2.10 Tale orientamento è stato ribadito da una recente pronuncia dove si afferma che “L’esenzione non spetta, pertanto, nel caso di utilizzazione indiretta, ancorchè assistita da finalità di pubblico interesse (cfr. Cass. n. 18838 del 2006, Cass. n. 8496 del 2010, Cass. n. 2821 del 2012, più recentemente, Cass. n. 10483 del 2016). In particolare, secondo Cass. n. 4502 del 2012 “In tema di imposta comunale sugli immobili (ICI), l’esenzione prevista dal D.Lgs. 30 dicembre 1992, n. 504, art. 7,comma 1, lett. i), è subordinata alla compresenza di un requisito oggettivo, rappresentato dallo svolgimento esclusivo nell’immobile di attività di assistenza o di altre attività equiparate, e di un requisito soggettivo, costituito dal diretto svolgimento di tali attività da parte di un ente pubblico o privato che non abbia come oggetto esclusivo o principale l’esercizio di attività commerciali (D.P.R. 22 dicembre 1986, n. 917, art. 87, comma 1, lett. c), cui il citato art. 7 rinvia). La sussistenza del requisito oggettivo deve essere accertata in concreto, verificando che l’attività cui l’immobile è destinato, pur rientrando tra quelle esenti, non sia svolta con le modalità di un’attività commerciale”. Nel caso di specie, l’assunto difensivo della ricorrente, che mira a interpretare il disposto del D.Lgs. n. 504 del 1992, art. 7, comma 1, lett. i), nel senso che anche un “utilizzo indiretto” attraverso un diverso soggetto giuridico, ancorchè anch’esso senza finalità di lucro, rientrerebbe nel perimetro normativo dell’esenzione fiscale richiesta, non può essere accolta (Cass. n. 30820 del 2017). Non ignora il collegio la pronuncia di Cass. n. 25508 del 2015 che ha riconosciuto l’esenzione nel caso di un bene, concesso in comodato gratuito, utilizzato da un altro ente non commerciale per lo svolgimento di attività meritevoli previste dalla norma agevolativa. Nella specie, tuttavia, esisteva tra i due enti comodante e comodatario – “un rapporto di stretta strumentalità nella realizzazione dei suddetti compiti, che autorizza a ritenere una compenetrazione tra di essi e a configurarli come realizzatori di una medesima “architettura strutturale”, circostanza nella specie non indagata” (cfr. Cass. n. 8073/2019).
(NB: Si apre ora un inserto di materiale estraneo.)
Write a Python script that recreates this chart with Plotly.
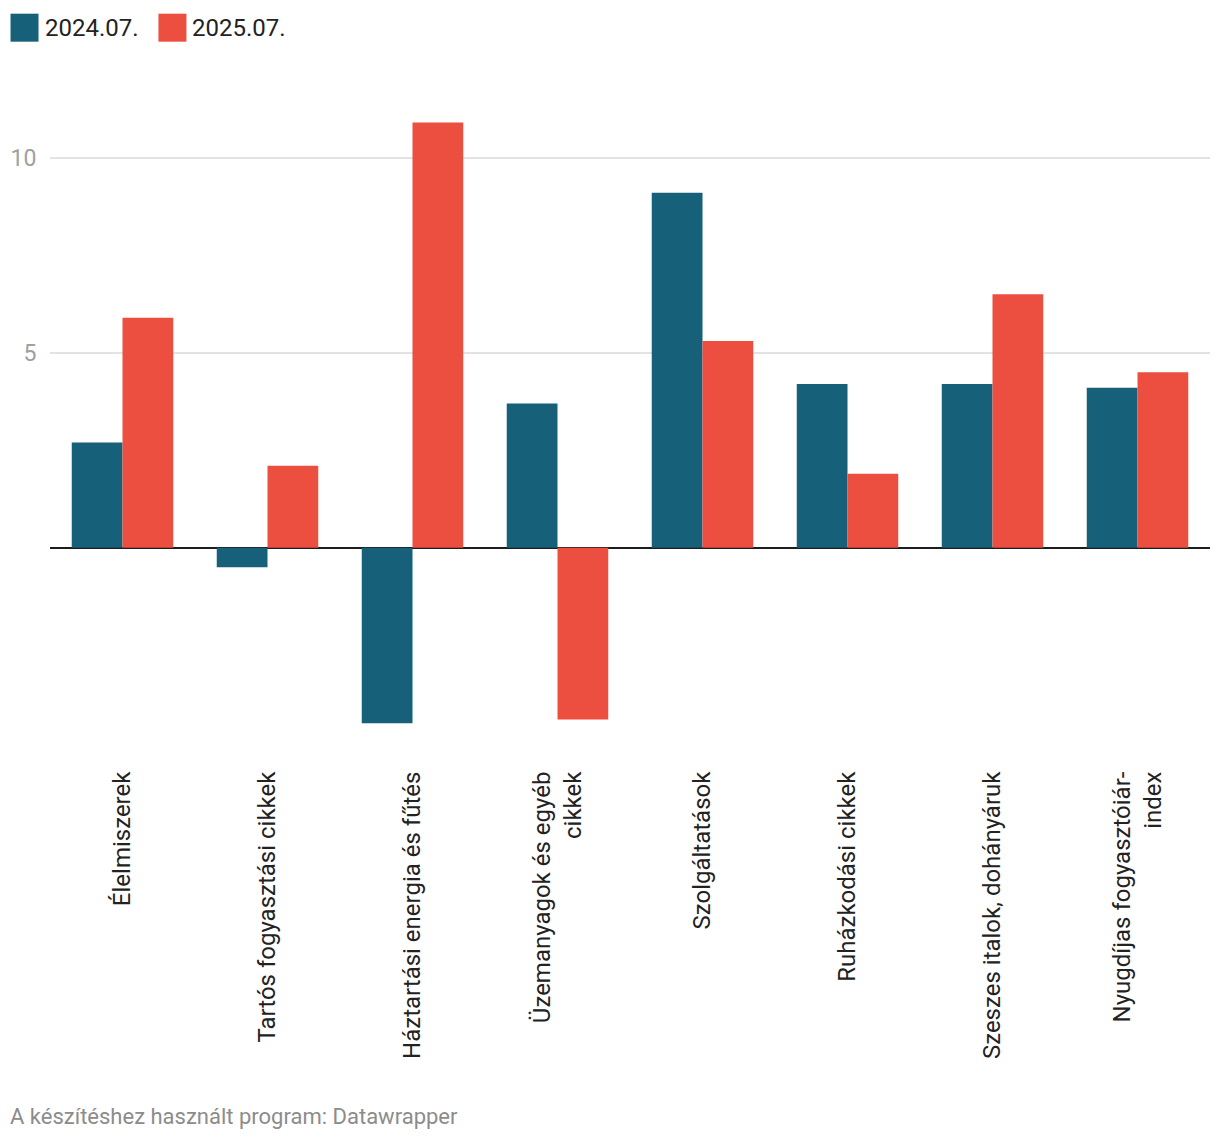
import plotly.graph_objects as go

categories = [
    "Élelmiszerek",
    "Tartós fogyasztási cikkek",
    "Háztartási energia és fűtés",
    "Üzemanyagok és egyéb<br>cikkek",
    "Szolgáltatások",
    "Ruházkodási cikkek",
    "Szeszes italok, dohányáruk",
    "Nyugdíjas fogyasztóiár-<br>index",
]
series_names = ["2024.07.", "2025.07."]
values_2024 = [2.7, -0.5, -4.5, 3.7, 9.1, 4.2, 4.2, 4.1]
values_2025 = [5.9, 2.1, 10.9, -4.4, 5.3, 1.9, 6.5, 4.5]
y_tickvals = [5, 10]
y_ticktext = ["5", "10"]
footer_text = "A készítéshez használt program: Datawrapper"

colors = ["#16607a", "#ec4e40"]

# page has 8px body margin; figure sized to fit window exactly
OFF = 8
W, H = 1220 - OFF, 1142 - OFF
# plot area geometry in page pixels
PLOT_LEFT_PAGE, PLOT_RIGHT_PAGE = 49.5, 1210
Y_MIN, Y_MAX = -4.8, 11.3
PX_PER_UNIT = 39.0
ZERO_PAGE = 548.0
TOP_PAGE = ZERO_PAGE - Y_MAX * PX_PER_UNIT
BOTTOM_PAGE = ZERO_PAGE - Y_MIN * PX_PER_UNIT

ML = PLOT_LEFT_PAGE - OFF
MR = W - (PLOT_RIGHT_PAGE - OFF)
MT = TOP_PAGE - OFF
MB = H - (BOTTOM_PAGE - OFF)
PW = W - ML - MR
PH = H - MT - MB


def px_x(px_page):
    return (px_page - OFF - ML) / PW


def px_y(py_page):
    return ((BOTTOM_PAGE - OFF) - (py_page - OFF)) / PH


FONT = "Roboto"

fig = go.Figure()
for name, vals, col in zip(series_names, [values_2024, values_2025], colors):
    fig.add_trace(go.Bar(
        x=categories, y=vals, name=name, marker=dict(color=col, line=dict(width=0)),
        showlegend=False,
    ))

shapes = []
annotations = []
legend_x = [10, 158]
for i, (name, col) in enumerate(zip(series_names, colors)):
    x0 = legend_x[i]
    shapes.append(dict(type="rect", xref="paper", yref="paper",
                       x0=px_x(x0), x1=px_x(x0 + 28), y0=px_y(42), y1=px_y(14),
                       fillcolor=col, line=dict(width=0)))
    annotations.append(dict(xref="paper", yref="paper", x=px_x(x0 + 32), y=px_y(28.5),
                            xanchor="left", yanchor="middle", showarrow=False,
                            text=name, font=dict(family=FONT, size=24, color="#222222")))

annotations.append(dict(xref="paper", yref="paper", x=px_x(7), y=px_y(1117),
                        xanchor="left", yanchor="middle", showarrow=False,
                        text=footer_text, font=dict(family=FONT, size=22, color="#8c8c8c")))

fig.update_layout(
    width=W, height=H,
    margin=dict(l=ML, r=MR, t=MT, b=MB, autoexpand=False),
    paper_bgcolor="white", plot_bgcolor="white",
    barmode="group", bargap=0.3, bargroupgap=0,
    font=dict(family=FONT, color="#333333"),
    shapes=shapes, annotations=annotations,
    showlegend=False,
)
fig.update_xaxes(
    tickangle=-90, tickfont=dict(family=FONT, size=24, color="#222222"),
    ticks="outside", ticklen=26, tickcolor="rgba(0,0,0,0)",
    showgrid=False, showline=False, zeroline=False,
)
fig.update_yaxes(
    range=[Y_MIN, Y_MAX], tickvals=y_tickvals, ticktext=y_ticktext,
    tickfont=dict(family=FONT, size=23, color="#a0a0a0"),
    ticks="outside", ticklen=8, tickcolor="rgba(0,0,0,0)",
    showgrid=True, gridcolor="#e3e3e3", gridwidth=2,
    zeroline=True, zerolinecolor="#1d1d1d", zerolinewidth=2,
    showline=False,
)

fig.write_html("out.html")
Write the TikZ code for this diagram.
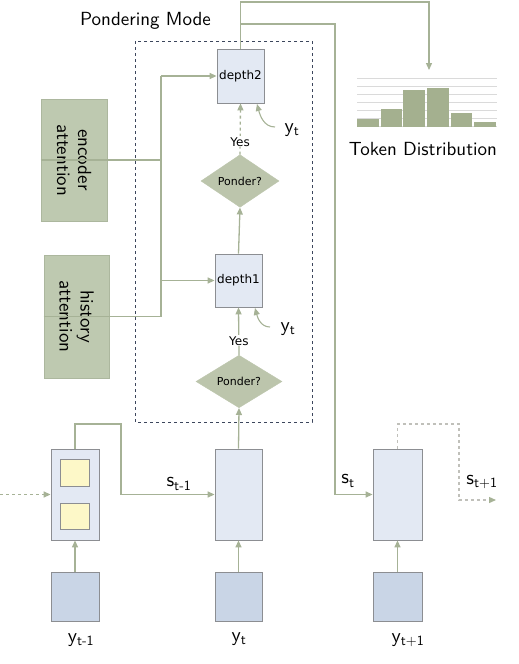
\documentclass[tikz,border=0pt]{standalone}
\usepackage{fontspec}
\newfontfamily\dv{DejaVu Sans}
\newfontfamily\lmsten{lmsans10-regular.otf}
\usetikzlibrary{arrows.meta,shapes.geometric}
\definecolor{lg}{RGB}{166,178,150}
\definecolor{bgray}{RGB}{140,142,146}
\definecolor{lblue}{RGB}{227,233,243}
\definecolor{inblue}{RGB}{201,213,230}
\definecolor{yel}{RGB}{253,248,200}
\definecolor{attf}{RGB}{190,201,176}
\definecolor{attd}{RGB}{172,183,158}
\definecolor{diaf}{RGB}{188,197,172}
\definecolor{barc}{RGB}{164,176,143}
\definecolor{gridc}{RGB}{218,218,218}
\definecolor{dashb}{RGB}{60,70,92}
\definecolor{dgray}{RGB}{192,192,186}
\begin{document}
\begin{tikzpicture}[x=1pt,y=-1pt,
  conn/.style={draw=lg, line width=1.3pt},
  arr/.style={conn, -{Triangle[length=7pt,width=6pt,color=lg]}},
  cell/.style={draw=bgray, fill=lblue, line width=0.8pt, inner sep=0pt},
  inbox/.style={draw=bgray, fill=inblue, line width=0.8pt, inner sep=0pt, minimum height=49pt},
  yelbox/.style={draw=bgray, fill=yel, line width=0.8pt, inner sep=0pt, minimum width=29pt},
  attbox/.style={draw=attd, fill=attf, line width=0.8pt, inner sep=0pt, align=center,
    font=\lmsten\fontsize{19}{21}\selectfont, rotate=-90},
  ponder/.style={diamond, draw=diaf, fill=diaf, inner sep=0pt, minimum height=43pt,
    font=\dv\fontsize{11}{13}\selectfont},
  lbl/.style={font=\lmsten\fontsize{20}{22}\selectfont, inner sep=0pt},
  title/.style={font=\lmsten\fontsize{19}{21}\selectfont, inner sep=0pt},
  yeslbl/.style={fill=white, inner sep=1pt, font=\dv\fontsize{12}{14}\selectfont}
]
\useasboundingbox (0,0) rectangle (519,664);

% pondering box
\draw[dashb, dashed, line width=0.8pt] (135,41) rectangle (312,422);
\node[title] (pm) at (145.5,21) {Pondering Mode};

% nodes
\node[cell, minimum width=47pt, minimum height=54pt, font=\dv\fontsize{12}{14}\selectfont] (depth2) at (240.5,76) {depth2};
\node[cell, minimum width=47pt, minimum height=53pt, font=\dv\fontsize{12}{14}\selectfont] (depth1) at (238.5,280.5) {depth1};
\node[ponder, minimum width=78pt] (p2) at (240,181) {Ponder?};
\node[ponder, minimum width=86pt] (p1) at (239,381.5) {Ponder?};
\node[attbox, minimum width=122pt, minimum height=66pt] (enc) at (74,160) {encoder\\attention};
\node[attbox, minimum width=123pt, minimum height=65pt] (hist) at (76.5,316.5) {history\\attention};

\node[cell, minimum width=48pt, minimum height=91pt] (h0) at (75,494.5) {};
\node[yelbox, minimum height=27pt] (ya) at (74.5,472.5) {};
\node[yelbox, minimum height=26pt] (yb) at (74.5,516) {};
\node[cell, minimum width=47pt, minimum height=91pt] (h1) at (238.5,494.5) {};
\node[cell, minimum width=49pt, minimum height=91pt] (h2) at (397.5,494.5) {};
\node[inbox, minimum width=48pt] (in0) at (75,596.5) {};
\node[inbox, minimum width=47pt] (in1) at (238.5,596.5) {};
\node[inbox, minimum width=49pt] (in2) at (397.5,596.5) {};

% labels
\node[lbl] (yl0) at (81,640) {y\textsubscript{t-1}};
\node[lbl] (yl1) at (239,639) {y\textsubscript{t}};
\node[lbl] (yl2) at (408,640) {y\textsubscript{t+1}};
\node[lbl] (sl0) at (179,484) {s\textsubscript{t-1}};
\node[lbl] (sl1) at (348,481) {s\textsubscript{t}};
\node[lbl] (sl2) at (482,482) {s\textsubscript{t+1}};
\node[lbl] (yd2) at (292,130) {y\textsubscript{t}};
\node[lbl] (yd1) at (288,329) {y\textsubscript{t}};

% histogram
\foreach \yy in {78,86,...,126} \draw[gridc, line width=0.6pt] (357,\yy) -- (497,\yy);
\fill[barc] (357,126.5) rectangle (379,119);
\fill[barc] (381,126.5) rectangle (402,109);
\fill[barc] (403,126.5) rectangle (425,90);
\fill[barc] (427,126.5) rectangle (449,88);
\fill[barc] (451,126.5) rectangle (472,113);
\fill[barc] (474,126.5) rectangle (496,122);
\node[title] (td) at (423,149) {Token Distribution};
\coordinate (htop) at (429,70);

% connectors inside pondering
\draw[arr] (p1.north) -- node[yeslbl, pos=0.3] (yes1) {Yes} (depth1.south);
\draw[arr, dashed] (p2.north) -- node[yeslbl, pos=0.25] (yes2) {Yes} (depth2.south);
\draw[arr] (depth1.north) -- (p2.south);
\draw[arr] (h1.north) -- (p1.south);

% attention connectors
\coordinate (jt) at (161,76);
\draw[conn] (hist.south) -- (hist.south -| jt) -- (jt);
\draw[conn] (enc.south) -- (enc.south -| jt);
\draw[arr] (jt) -- (depth2.west);
\draw[arr] (depth1.west -| jt) -- (depth1.west);

% y_t curved arrows
\draw[arr, line width=1.1pt] (275,127) to[out=180,in=-75] (257,104);
\draw[arr, line width=1.1pt] (270,327) to[out=180,in=-75] (255,308);

% output connectors
\coordinate (br) at (240.5,24);
\draw[arr] (depth2.north) -- (240.5,2) -- (429,2) -- (htop);
\draw[arr] (br) -- (335,24) -- (335,494.5) -- (h2.west);

% recurrent connections
\draw[arr] (h0.north) -- (h0.north |- 0,424) -- (121,424) -- (121,494.5) -- (h1.west);
\draw[arr, dashed] (0,494.5) -- (h0.west);
\coordinate (outend) at (496,500);
\draw[draw=dgray, dashed, line width=1.3pt, -{Triangle[length=7pt,width=6pt,color=lg]}]
  (h2.north) -- (h2.north |- 0,424) -- (459,424) -- (459,500) -- (outend);

% input arrows
\draw[arr] (in0.north) -- (h0.south);
\draw[arr] (in1.north) -- (h1.south);
\draw[arr] (in2.north) -- (h2.south);
\end{tikzpicture}
\end{document}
2.11 Contrariamente a quanto sostenuto dall’Ente ricorrente, va rilevata la correttezza del capo della sentenza che ha riconosciuto l’esenzione della porzione immobiliare destinata all’abitazione dei religiosi.

2.12 L’impugnata sentenza ha accertato che l’attività di culto è svolta da una comunità di religiosi stabilmente residenti, come impone il codice di diritto canonico, presso la propria casa religiosa.

2.13 Godono del beneficio ex art. 7, comma 1 lett. i), non solo quelle aree entro le quali si svolgono le funzioni religiose (chiese, cappelle), di cura delle anime e di catechesi ma anche gli alloggi dei religiosi che esercitano l’attività di culto (cfr, Cass. n. 6494 del 2014).

3. Il secondo motivo del ricorso, che riguarda la questione della utilizzazione mista non esaminata dalla CTR in quanto proposta dalla contribuente in via subordinata, è assorbito.

4. In accoglimento del ricorso l’impugnata sentenza va cassata con rinvio alla CTR della Lombardia in diversa composizione anche per la regolamentazione delle spese processuali relative al presente giudizio.

P.Q.M.

La Corte,

accoglie il primo e il terzo motivo del ricorso, assorbito il secondo, cassa l’impugnata sentenza, in relazione ai motivi accolti, e rinvia alla Commissione Regionale della Lombardia, in diversa composizione/ anche per la regolamentazione delle spese processuali relative al presente giudizio.

Così deciso in Roma, nella Camera di Consiglio, il 27 aprile 2021.